Aspekte von Österreichs Raumplanung im Zeitalter der Globalisierung

2. März 2001 - Reinhard Seiß
In den letzten zwanzig Jahren hat sich Österreich als eine der führenden Architekturnationen Europas einen Namen gemacht. Im Schatten der baukünstlerischen Höhenflüge sieht aber die raumplanerische Realität des Landes eher nüchtern aus.

War es Österreichs EU-Beitritt von 1995, der den vermeintlich wirtschaftlicheren Grossstrukturen Vorrang vor nachhaltigen regionalen Systemen gab? Ist es die Schuld der neuen Rechtsregierung, die private Interessen über das Gemeinwohl stellt und den öffentlichen Einfluss beschneidet? Oder ist der schon länger zu beobachtende Rückzug der Politik aus ihrer Verantwortung die Ursache dafür, dass sich das Land vielfach entgegen raumplanerischer, volkswirtschaftlicher und ökologischer Vernunft entwickelt?


Verkehr und Suburbanisierung

Auslagerung und Privatisierung sind seit den frühen neunziger Jahren oft gehörte Schlagworte (nicht nur) österreichischer Politiker. Was mit dem Ziel begann, ausgewählte Bereiche einer teilweise trägen und ineffizienten Verwaltung flexibler und kostengünstiger zu gestalten, ist mittlerweile zur Strategie der Regierenden verkommen, unbequeme Entscheidungen zu entpolitisieren. Mit der Eisenbahn etwa lässt sich in Österreich schon lange kein Staat mehr machen: chronische Defizite, unpopuläre Privilegien der Bediensteten, geringer Stellenwert in der Gesellschaft.
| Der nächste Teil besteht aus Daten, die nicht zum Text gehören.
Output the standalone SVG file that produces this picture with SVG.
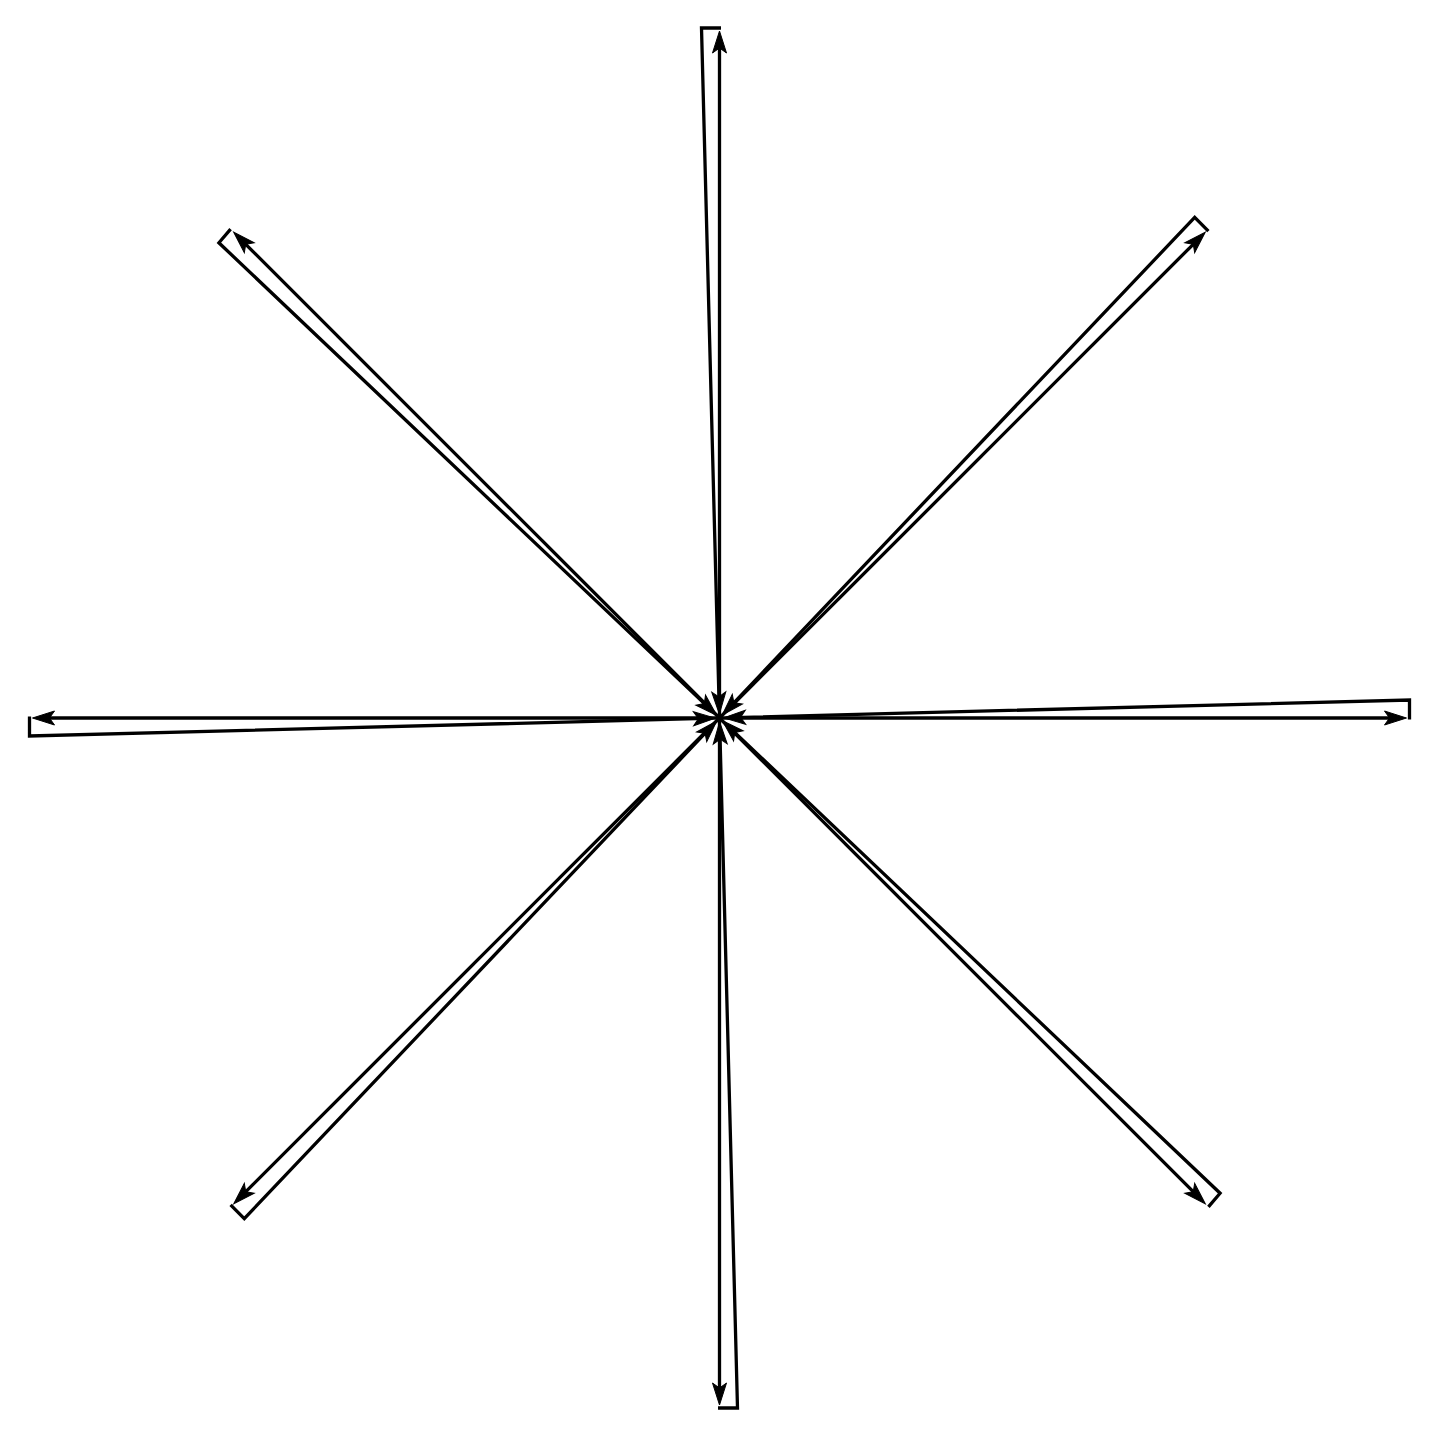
<svg xmlns="http://www.w3.org/2000/svg" width="1440" height="1438" viewBox="0 0 1440 1438">
<style>
.e{fill:none;stroke:#000;stroke-width:3.3;stroke-linejoin:miter;stroke-linecap:butt}
.o{marker-end:url(#ah)}
</style>
<defs>
<marker id="ah" markerUnits="userSpaceOnUse" markerWidth="40" markerHeight="40" refX="0" refY="0" orient="auto" overflow="visible">
<path d="M10 0 L-12 -7 L-7 0 L-12 7 Z" fill="#000" stroke="#000" stroke-width="1"/>
</marker>
</defs>
<rect width="1440" height="1438" fill="#fff"/>
<g id="connectors">
<g id="arm-top">
<line class="e o" x1="719.5" y1="718" x2="719.5" y2="41"/>
<polyline class="e o" points="721,28 701.5,28 719.1,704"/>
</g>
<g id="arm-right">
<line class="e o" x1="719.5" y1="718" x2="1396.5" y2="718"/>
<polyline class="e o" points="1409.5,719.5 1409.5,700 733.5,717.6"/>
</g>
<g id="arm-bottom">
<line class="e o" x1="719.5" y1="718" x2="719.5" y2="1395"/>
<polyline class="e o" points="718,1408 737.5,1408 719.9,732"/>
</g>
<g id="arm-left">
<line class="e o" x1="719.5" y1="718" x2="42.5" y2="718"/>
<polyline class="e o" points="29.5,716.5 29.5,736 705.5,718.4"/>
</g>
<g id="arm-top-right">
<line class="e o" x1="719.5" y1="718" x2="1198.2" y2="239.3"/>
<polyline class="e o" points="1208.4,231.1 1194.7,217.4 729.1,707.8"/>
</g>
<g id="arm-top-left">
<line class="e o" x1="719.5" y1="718" x2="240.8" y2="239.3"/>
<polyline class="e o" points="230.6,229.1 218.9,242.8 709.4,708.4"/>
</g>
<g id="arm-bottom-left">
<line class="e o" x1="719.5" y1="718" x2="240.8" y2="1196.7"/>
<polyline class="e o" points="230.6,1204.9 244.3,1218.6 709.9,728.2"/>
</g>
<g id="arm-bottom-right">
<line class="e o" x1="719.5" y1="718" x2="1198.2" y2="1196.7"/>
<polyline class="e o" points="1208.4,1206.9 1220.1,1193.2 729.7,727.6"/>
</g>
</g>
</svg>
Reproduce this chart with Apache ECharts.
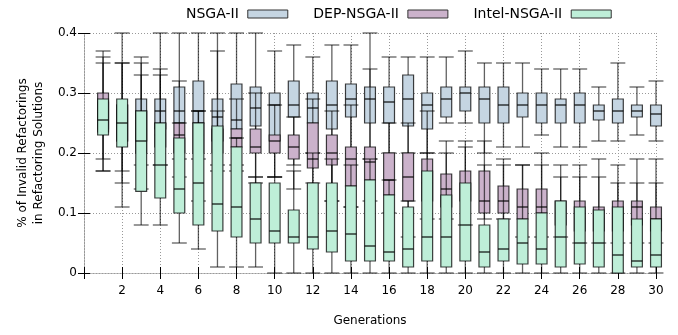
<!DOCTYPE html>
<html>
<head>
<meta charset="utf-8">
<script src="https://cdn.jsdelivr.net/npm/echarts@6/dist/echarts.min.js"></script>
<style>
html,body{margin:0;padding:0;background:#fff;}
#chart{width:678px;height:335px;}
</style>
</head>
<body>
<div id="chart"></div>
<script>
// Generations (x categories)
const generations = [1,2,3,4,5,6,7,8,9,10,11,12,13,14,15,16,17,18,19,20,21,22,23,24,25,26,27,28,29,30];
const xTickLabels = ['','2','4','6','8','10','12','14','16','18','20','22','24','26','28','30'];
const yTickLabels = ['0','0.1','0.2','0.3','0.4'];
const seriesNames = ['NSGA-II','DEP-NSGA-II','Intel-NSGA-II'];

// [min, Q1, median, Q3, max] per generation
const nsga = [
  [0.17,0.24,0.26,0.285,0.37],[0.11,0.22,0.25,0.28,0.40],[0.18,0.22,0.25,0.29,0.36],[0.18,0.24,0.27,0.29,0.40],
  [0.19,0.25,0.27,0.31,0.40],[0.19,0.25,0.27,0.32,0.40],[0.17,0.22,0.26,0.29,0.40],[0.18,0.24,0.255,0.315,0.40],
  [0.16,0.245,0.275,0.31,0.40],[0.16,0.22,0.28,0.30,0.37],[0.18,0.26,0.28,0.32,0.38],[0.20,0.25,0.275,0.30,0.36],
  [0.12,0.24,0.28,0.32,0.38],[0.11,0.26,0.29,0.315,0.38],[0.19,0.25,0.29,0.31,0.40],[0.20,0.25,0.285,0.31,0.36],
  [0.20,0.245,0.29,0.33,0.36],[0.20,0.24,0.28,0.30,0.36],[0.25,0.26,0.29,0.31,0.36],[0.25,0.27,0.30,0.31,0.37],
  [0.20,0.25,0.29,0.31,0.35],[0.21,0.25,0.28,0.31,0.35],[0.21,0.26,0.28,0.30,0.35],[0.23,0.25,0.28,0.30,0.34],
  [0.21,0.25,0.28,0.29,0.34],[0.21,0.25,0.28,0.30,0.34],[0.22,0.255,0.27,0.28,0.31],[0.22,0.25,0.27,0.29,0.35],
  [0.23,0.26,0.27,0.28,0.31],[0.22,0.245,0.265,0.28,0.32]
];
const depNsga = [
  [0.19,0.235,0.26,0.30,0.36],[0.15,0.22,0.25,0.28,0.35],[0.14,0.20,0.24,0.27,0.35],[0.18,0.21,0.23,0.25,0.34],
  [0.16,0.20,0.23,0.25,0.32],[0.12,0.20,0.23,0.25,0.27],[0.18,0.20,0.22,0.24,0.27],[0.17,0.21,0.225,0.24,0.29],
  [0.15,0.20,0.21,0.24,0.30],[0.16,0.20,0.22,0.23,0.28],[0.14,0.19,0.21,0.23,0.26],[0.15,0.175,0.19,0.25,0.29],
  [0.12,0.18,0.20,0.23,0.27],[0.11,0.145,0.19,0.21,0.28],[0.12,0.155,0.185,0.21,0.34],[0.10,0.13,0.155,0.20,0.25],
  [0.06,0.12,0.16,0.20,0.25],[0.09,0.12,0.15,0.19,0.27],[0.09,0.11,0.14,0.165,0.22],[0.08,0.12,0.14,0.17,0.22],
  [0.09,0.10,0.12,0.17,0.22],[0.09,0.10,0.12,0.145,0.19],[0.06,0.09,0.11,0.14,0.18],[0.06,0.10,0.11,0.14,0.20],
  [0.06,0.08,0.10,0.12,0.18],[0.05,0.07,0.09,0.12,0.18],[0.05,0.07,0.09,0.11,0.19],[0.05,0.07,0.09,0.12,0.18],
  [0.05,0.08,0.11,0.12,0.19],[0.05,0.07,0.09,0.11,0.19]
];
const intelNsga = [
  [0.17,0.23,0.255,0.29,0.35],[0.17,0.21,0.25,0.29,0.35],[0.08,0.136,0.22,0.27,0.33],[0.08,0.125,0.18,0.25,0.33],
  [0.05,0.10,0.14,0.225,0.25],[0.04,0.08,0.15,0.25,0.27],[0.01,0.07,0.115,0.245,0.37],[0.01,0.06,0.11,0.21,0.225],
  [0.01,0.05,0.09,0.15,0.16],[0.00,0.05,0.07,0.15,0.16],[0.00,0.05,0.06,0.105,0.17],[0.00,0.04,0.06,0.15,0.20],
  [0.00,0.035,0.07,0.15,0.19],[0.00,0.02,0.065,0.145,0.18],[0.00,0.02,0.045,0.155,0.19],[0.00,0.02,0.035,0.13,0.155],
  [0.00,0.01,0.04,0.11,0.12],[0.00,0.02,0.06,0.17,0.20],[0.00,0.01,0.06,0.13,0.20],[0.00,0.02,0.08,0.15,0.21],
  [0.00,0.01,0.035,0.08,0.18],[0.00,0.02,0.04,0.09,0.18],[0.00,0.015,0.05,0.09,0.18],[0.00,0.015,0.04,0.10,0.18],
  [0.00,0.01,0.06,0.12,0.16],[0.00,0.015,0.05,0.11,0.16],[0.00,0.01,0.05,0.105,0.16],[0.00,0.00,0.03,0.11,0.15],
  [0.00,0.01,0.02,0.09,0.15],[0.00,0.01,0.03,0.09,0.15]
];

const colors = ['#c5d5e2','#cbb2cb','#beeed8'];
const BOX_W = 0.57, CAP_W = 0.78;
const FONT = 'DejaVu Sans';

function makeRender(fill) {
  return function (params, api) {
    const x = api.value(0);
    const pMin = api.coord([x, api.value(1)]);
    const pQ1 = api.coord([x, api.value(2)]);
    const pMed = api.coord([x, api.value(3)]);
    const pQ3 = api.coord([x, api.value(4)]);
    const pMax = api.coord([x, api.value(5)]);
    const bw = api.size([BOX_W, 0])[0];
    const cw = api.size([CAP_W, 0])[0];
    const cx = pMed[0];
    const ws = {stroke: 'rgba(0,0,0,0.62)', lineWidth: 1.3, fill: null};
    return {
      type: 'group',
      children: [
        {type:'line', shape:{x1:cx, y1:pQ3[1], x2:cx, y2:pMax[1]}, style:ws},
        {type:'line', shape:{x1:cx, y1:pQ1[1], x2:cx, y2:pMin[1]}, style:ws},
        {type:'line', shape:{x1:cx-cw/2, y1:pMax[1], x2:cx+cw/2, y2:pMax[1]}, style:ws},
        {type:'line', shape:{x1:cx-cw/2, y1:pMin[1], x2:cx+cw/2, y2:pMin[1]}, style:ws},
        {type:'rect', shape:{x:cx-bw/2, y:pQ3[1], width:bw, height:pQ1[1]-pQ3[1]},
          style:{fill: fill, stroke:'rgba(0,0,0,0.75)', lineWidth:1.2}},
        {type:'line', shape:{x1:cx-bw/2, y1:pMed[1], x2:cx+bw/2, y2:pMed[1]},
          style:{stroke:'rgba(0,0,0,0.88)', lineWidth:1.3, fill:null}}
      ]
    };
  };
}

function buildData(arr) {
  return generations.map((g, i) => [g].concat(arr[i]));
}

const allSeries = [nsga, depNsga, intelNsga].map((arr, k) => ({
  name: seriesNames[k],
  type: 'custom',
  xAxisIndex: 0,
  yAxisIndex: 0,
  color: colors[k],
  itemStyle: {color: colors[k]},
  renderItem: makeRender(colors[k]),
  encode: {x: 0, y: [1,2,3,4,5]},
  clip: false,
  data: buildData(arr)
}));

const dotted = {color: '#999', type: [1, 2], width: 1};
const tick = {show: true, inside: true, length: 6, lineStyle: {color: '#000', width: 1}};

const chart = echarts.init(document.getElementById('chart'), null, {renderer: 'canvas'});
chart.setOption({
  animation: false,
  backgroundColor: '#fff',
  textStyle: {fontFamily: FONT},
  legend: {
    left: 181,
    top: 2,
    align: 'right',
    itemWidth: 40,
    itemHeight: 8,
    itemGap: 25,
    textStyle: {fontFamily: FONT, fontSize: 14, color: '#000', padding: [0, 4, 0, 0]},
    data: seriesNames.map((n, k) => ({
      name: n, icon: 'rect',
      itemStyle: {color: colors[k], borderColor: '#333', borderWidth: 1}
    }))
  },
  grid: {left: 84, right: 22, top: 33, bottom: 62, containLabel: false},
  xAxis: [
    {
      type: 'value', min: 0, max: 30, interval: 2, position: 'bottom',
      name: 'Generations', nameLocation: 'middle', nameGap: 42,
      nameTextStyle: {fontFamily: FONT, fontSize: 12, color: '#000'},
      axisLine: {show: true, lineStyle: dotted},
      axisTick: tick,
      axisLabel: {fontFamily: FONT, fontSize: 12, color: '#000', margin: 12,
        formatter: function (v) { return xTickLabels[Math.round(v / 2)]; }},
      splitLine: {show: true, lineStyle: dotted}
    },
    {
      type: 'value', min: 0, max: 30, interval: 2, position: 'top',
      axisLine: {show: true, lineStyle: dotted},
      axisTick: tick, axisLabel: {show: false}, splitLine: {show: false}
    }
  ],
  yAxis: [
    {
      type: 'value', min: 0, max: 0.4, interval: 0.1, position: 'left',
      name: '% of Invalid Refactorings\nin Refactoring Solutions',
      nameLocation: 'middle', nameRotate: 90, nameGap: 30,
      nameTextStyle: {fontFamily: FONT, fontSize: 12, color: '#000', lineHeight: 16},
      axisLine: {show: true, lineStyle: dotted},
      axisTick: tick,
      axisLabel: {fontFamily: FONT, fontSize: 12, color: '#000', margin: 7,
        formatter: function (v) { return yTickLabels[Math.round(v * 10)]; }},
      splitLine: {show: true, lineStyle: dotted}
    },
    {
      type: 'value', min: 0, max: 0.4, interval: 0.1, position: 'right',
      axisLine: {show: true, lineStyle: dotted},
      axisTick: tick, axisLabel: {show: false}, splitLine: {show: false}
    }
  ],
  series: allSeries
});
</script>
</body>
</html>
Was lag also näher, als die Österreichischen Bundesbahnen (ÖBB) zu «privatisieren» - vereinfacht gesagt, die verkehrspolitische Verantwortung für den Schienenverkehr an ein Management zu delegieren, die Verluste aber nach wie vor aus öffentlichen Haushalten zu begleichen. Raumordnungsprogramme und Verkehrsleitbilder, die eine Förderung der Eisenbahn als ökologische Alternative zum überzogenen motorisierten Individualverkehr fordern, haben einen schweren Stand. Von Verkehrspolitik kann aber auch auf Österreichs Strassen keine Rede sein. Alles, was der Entfaltung des Autos schadet, wird in Österreich mit wirtschaftlichem und technologischem Rückschritt, Verlust an Freiheit und Lebensqualität gleichgesetzt - an den Stammtischen ebenso wie in den Parlamenten. Kostenwahrheit im Verkehr hin, Klimaschutzkonvention her.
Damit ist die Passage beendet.